Recreation Sites and Trails BC

Agency overview
- Formed: 1939; 87 years ago
- Jurisdiction: British Columbia
- Headquarters: Victoria, British Columbia;
- Parent ministry: Ministry of Environment and Climate Change Strategy
- Website: www.sitesandtrailsbc.ca

= Recreation Sites and Trails BC =

Government agency in British Columbia, Canada

Recreation Sites and Trails BC (RSTBC) is a branch of the Ministry of Environment and Climate Change Strategy. It is tasked with managing over 1,350 recreation sites and 800 trails across the province of British Columbia, Canada. These sites and trails are part of a unique network offering safe and enjoyable public recreation opportunities for both residents and visitors from around the world.

==History==
The history of RSTBC can be traced back to 1939 when the British Columbia Forest Service established a Parks Division to manage public recreation on Crown land. After several transformations and the involvement of various ministries, the responsibility for these recreation sites and trails was assigned to the Ministry of Forests, Lands, and Natural Resource Operations.

==Mission and Operations==
RSTBC's mission is to enhance outdoor recreation opportunities and experiences by managing a sustainable network of recreation sites and trails. The management of these sites includes promoting environmental stewardship, public safety, and the educational values of outdoor recreation.

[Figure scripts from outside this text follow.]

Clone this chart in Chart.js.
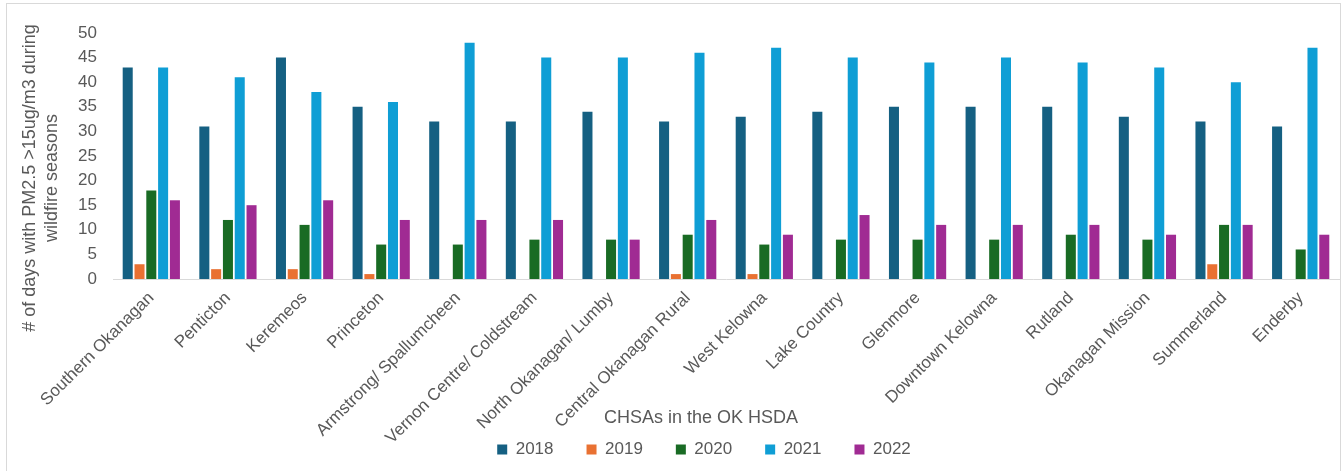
<!DOCTYPE html>
<html>
<head>
<meta charset="utf-8">
<script src="https://cdn.jsdelivr.net/npm/chart.js@4.4.0/dist/chart.umd.min.js"></script>
<style>
  html, body { margin: 0; padding: 0; background: #ffffff; overflow: hidden; }
  #frame { position: absolute; left: 6px; top: 3px; width: 1333px; height: 500px; border: 1px solid #d9d9d9; }
  #wrap { position: absolute; left: 0; top: 0; width: 1343px; height: 471px; }
</style>
</head>
<body>
<div id="frame"></div>
<div id="wrap"><canvas id="chart" width="1343" height="471"></canvas></div>
<script>
// Community Health Service Areas (CHSAs) in the Okanagan HSDA
const categories = [
  "Southern Okanagan", "Penticton", "Keremeos", "Princeton",
  "Armstrong/ Spallumcheen", "Vernon Centre/ Coldstream", "North Okanagan/ Lumby",
  "Central Okanagan Rural", "West Kelowna", "Lake Country", "Glenmore",
  "Downtown Kelowna", "Rutland", "Okanagan Mission", "Summerland", "Enderby"
];

// Days with PM2.5 > 15 ug/m3 during each wildfire season
const days2018 = [43, 31, 45, 35, 32, 32, 34, 32, 33, 34, 35, 35, 35, 33, 32, 31];
const days2019 = [3, 2, 2, 1, 0, 0, 0, 1, 1, 0, 0, 0, 0, 0, 3, 0];
const days2020 = [18, 12, 11, 7, 7, 8, 8, 9, 7, 8, 8, 8, 9, 8, 11, 6];
const days2021 = [43, 41, 38, 36, 48, 45, 45, 46, 47, 45, 44, 45, 44, 43, 40, 47];
const days2022 = [16, 15, 16, 12, 12, 12, 8, 12, 9, 13, 11, 11, 11, 9, 11, 9];

const seasons = ["2018", "2019", "2020", "2021", "2022"];
const seriesValues = [days2018, days2019, days2020, days2021, days2022];
const seriesColors = ["#156082", "#E97132", "#196B24", "#0F9ED5", "#A02B93"];

const yTicksMax = 50;
const yTicksStep = 5;

const yTitleLines = ["# of days with PM2.5 >15ug/m3 during", "wildfire seasons"];
const xTitle = "CHSAs in the OK HSDA";

const textColor = "#595959";
const fontFamily = '"Liberation Sans", Arial, sans-serif';

// Axis titles placed relative to the plot area
const axisTitles = {
  id: "axisTitles",
  afterDraw(chart) {
    const { ctx, chartArea } = chart;
    ctx.save();
    ctx.fillStyle = textColor;
    ctx.textAlign = "center";
    ctx.textBaseline = "middle";

    ctx.font = "18px " + fontFamily;
    ctx.save();
    ctx.translate(chartArea.left - 83, (chartArea.top + chartArea.bottom) / 2 + 22);
    ctx.rotate(-Math.PI / 2);
    yTitleLines.forEach((line, i) => ctx.fillText(line, 0, i * 22));
    ctx.restore();

    ctx.font = "18px " + fontFamily;
    ctx.fillText(xTitle, (chartArea.left + chartArea.right) / 2 - 25, chartArea.bottom + 139);
    ctx.restore();
  }
};

const datasets = seasons.map((label, i) => ({
  label: label,
  data: seriesValues[i],
  backgroundColor: seriesColors[i],
  borderWidth: 0,
  categoryPercentage: 0.77,
  barPercentage: 0.85
}));

new Chart(document.getElementById("chart"), {
  type: "bar",
  data: { labels: categories, datasets: datasets },
  options: {
    responsive: false,
    animation: false,
    layout: { padding: { left: 69, right: 4, top: 33, bottom: 3 } },
    plugins: {
      tooltip: { enabled: false },
      legend: {
        position: "bottom",
        labels: {
          boxWidth: 10,
          boxHeight: 10,
          padding: 33,
          color: textColor,
          font: { size: 17, family: fontFamily }
        }
      }
    },
    scales: {
      x: {
        grid: { display: false, drawTicks: false },
        border: { display: true, color: "#d9d9d9", width: 1 },
        ticks: {
          color: textColor,
          font: { size: 17, family: fontFamily },
          minRotation: 45,
          maxRotation: 45,
          autoSkip: false,
          padding: 9
        },
        afterFit(scale) {
          scale.height = 129;
          // long rotated names run down past the axis box, keep them whole
          scale._computeLabelArea = () => undefined;
        }
      },
      y: {
        min: 0,
        max: yTicksMax,
        grid: { display: false, drawTicks: false },
        border: { display: false },
        ticks: {
          stepSize: yTicksStep,
          color: textColor,
          font: { size: 17, family: fontFamily },
          padding: 16
        },
        afterFit(scale) { scale.width = 44; }
      }
    }
  },
  plugins: [axisTitles]
});
</script>
</body>
</html>
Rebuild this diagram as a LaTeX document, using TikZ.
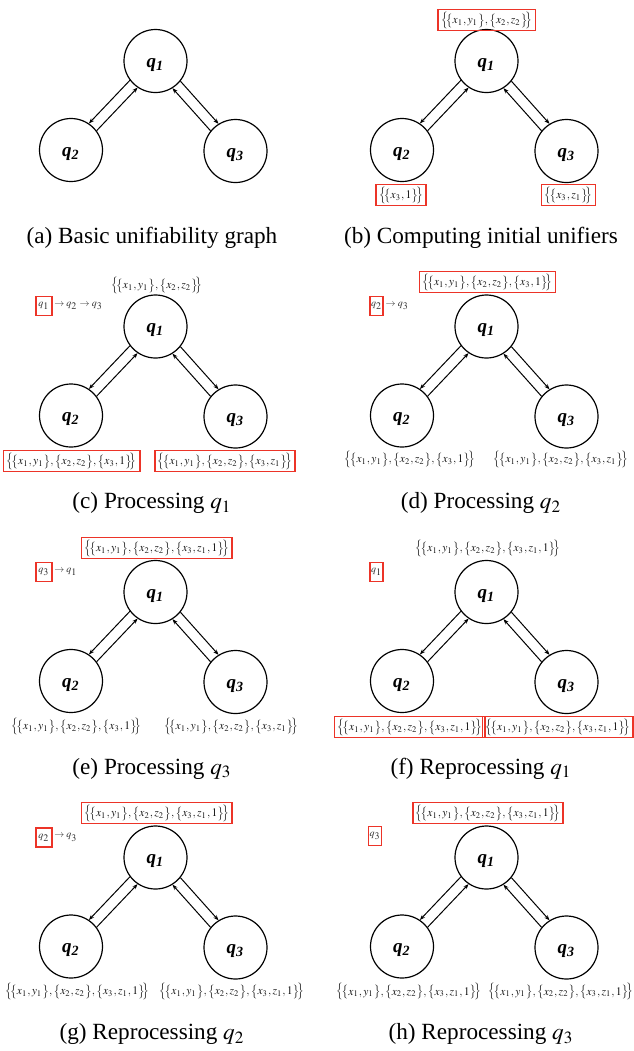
\documentclass[tikz,border=0pt]{standalone}
\usepackage{mathptmx}
\usepackage{graphicx}
\usepackage[no-math]{fontspec}
\setmainfont{Liberation Serif}
\usetikzlibrary{arrows.meta}
\definecolor{boxred}{RGB}{236,52,40}
\newcommand{\sIn}[1]{\bigl\{#1\bigr\}}
\newcommand{\sOut}[1]{\mathopen{\scalebox{1}[1.22]{$\bigl\{$}}\mkern-3mu#1\mkern-3mu\mathclose{\scalebox{1}[1.22]{$\bigr\}$}}}
\newcommand{\setA}{$\sOut{\sIn{x_1,y_1},\sIn{x_2,z_2}}$}
\newcommand{\setB}{$\sOut{\sIn{x_1,y_1},\sIn{x_2,z_2},\sIn{x_3,1}}$}
\newcommand{\setC}{$\sOut{\sIn{x_1,y_1},\sIn{x_2,z_2},\sIn{x_3,z_1}}$}
\newcommand{\setD}{$\sOut{\sIn{x_1,y_1},\sIn{x_2,z_2},\sIn{x_3,z_1,1}}$}
\newcommand{\qlab}[1]{\raisebox{-3.2pt}[0pt][0pt]{\textbf{\textit{q\textsubscript{#1}}}}}
\tikzset{
  stnode/.style={circle, draw, line width=0.6pt, minimum size=31.5pt, inner sep=0pt, font=\fontsize{9.5}{10}\selectfont},
  arr/.style={line width=0.5pt, -{Stealth[length=2.6pt,width=2pt]}},
  slab/.style={inner xsep=1.5pt, inner ysep=1pt, font=\fontsize{5.8}{7}\selectfont, text=black!90},
  rbox/.style={slab, draw=boxred, line width=0.75pt},
  qbox/.style={draw=boxred, line width=0.75pt, minimum height=9.5pt, minimum width=8pt, inner sep=0.6pt, font=\fontsize{5}{6}\selectfont, text=black!80},
  qboxr/.style={qbox, minimum width=5.5pt},
  qtxt/.style={inner sep=0.6pt, font=\fontsize{5}{6}\selectfont, text=black!80, anchor=west},
  captxt/.style={anchor=base, inner sep=0pt, font=\fontsize{11.6}{13}\selectfont}
}
\newcommand{\ugraph}[3]{%
  \node[stnode] (q1-#1) at ({#2+155.5},{#3+61}) {\qlab{1}};
  \node[stnode] (q2-#1) at ({#2+71},{#3+150}) {\qlab{2}};
  \node[stnode] (q3-#1) at ({#2+235.5},{#3+151}) {\qlab{3}};
  \draw[arr] (q1-#1.217) -- (q2-#1.56);
  \draw[arr] (q2-#1.37) -- (q1-#1.236);
  \draw[arr] (q1-#1.321) -- (q3-#1.122);
  \draw[arr] (q3-#1.141) -- (q1-#1.302);
}
\begin{document}
\begin{tikzpicture}[x=0.5pt,y=-0.5pt]
\useasboundingbox (0,0) rectangle (633,1051);
% panels
\ugraph{a}{0}{0}
\ugraph{b}{331}{0}
\ugraph{c}{0}{265.5}
\ugraph{d}{331}{265.5}
\ugraph{e}{0}{531}
\ugraph{f}{331}{531}
\ugraph{g}{0}{796.5}
\ugraph{h}{331}{796.5}
% (b)
\node[rbox] (tb) at (486.7,20) {\setA};
\node[rbox] (lb) at (401,195) {$\sOut{\sIn{x_3,1}}$};
\node[rbox] (rb) at (568.7,195) {$\sOut{\sIn{x_3,z_1}}$};
% (c)
\node[slab] (tc) at (157,285) {\setA};
\node[rbox] (lc) at (71.7,461) {\setB};
\node[rbox] (rc) at (225,461) {\setC};
\node[qbox] (qc) at (43.9,306) {$q_1$};
\node[qtxt] (qc2) at (qc.east) {$\to q_2 \to q_3$};
% (d)
\node[rbox] (td) at (487.5,282) {\setB};
\node[slab] (ld) at (410,459) {\setB};
\node[slab] (rd) at (561,459) {\setC};
\node[qboxr] (qd) at (376.5,306) {$q_2$};
\node[qtxt] (qd2) at (qd.east) {$\to q_3$};
% (e)
\node[rbox] (te) at (156.7,548) {\setD};
\node[slab] (le) at (76.7,726) {\setB};
\node[slab] (re) at (231.2,726) {\setC};
\node[qbox] (qe) at (43.9,572) {$q_3$};
\node[qtxt] (qe2) at (qe.east) {$\to q_1$};
% (f)
\node[slab] (tf) at (488,548) {\setD};
\node[rbox] (lf) at (409.8,727) {\setD};
\node[rbox] (rf) at (557.8,727) {\setD};
\node[qboxr] (qf) at (376.5,572) {$q_1$};
% (g)
\node[rbox] (tg) at (156.7,813) {\setD};
\node[slab] (lg) at (77.5,991) {\setD};
\node[slab] (rg) at (232,991) {\setD};
\node[qbox] (qg) at (43.9,837.5) {$q_2$};
\node[qtxt] (qg2) at (qg.east) {$\to q_3$};
% (h)
\node[rbox] (th) at (488,813) {\setD};
\node[slab] (lh) at (409,991.5) {\setD};
\node[slab] (rh) at (561,991.5) {\setD};
\node[qboxr] (qh) at (375,836) {$q_3$};
% captions
\node[captxt] (ca) at (152,243) {(a) Basic unifiability graph};
\node[captxt] (cb) at (481,243) {(b) Computing initial unifiers};
\node[captxt] (cc) at (152,508.5) {(c) Processing $q_1$};
\node[captxt] (cd) at (481,508.5) {(d) Processing $q_2$};
\node[captxt] (ce) at (152,774) {(e) Processing $q_3$};
\node[captxt] (cf) at (481,774) {(f) Reprocessing $q_1$};
\node[captxt] (cg) at (152,1039.5) {(g) Reprocessing $q_2$};
\node[captxt] (ch) at (481,1039.5) {(h) Reprocessing $q_3$};
\end{tikzpicture}
\end{document}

RSTBC delivers its programs through a headquarters in Victoria, four regional offices, and 19 district offices across the province. A significant portion of the management is handled through partnerships with local communities, First Nations, non-governmental organizations, and private enterprises.

==Economic and Social Impact==
RSTBC's activities have a profound economic and social impact, particularly in rural communities. The sites and trails not only support local economies by attracting tourism but also contribute to health and wellness by promoting physical activities. Partnerships created through these programs help foster community pride and conservation efforts.

==Environmental and Educational Benefits==
The sites and trails managed by RSTBC are not only recreational resources but also serve as platforms for environmental education and stewardship. They help in conserving biodiversity and teaching the public about sustainable practices.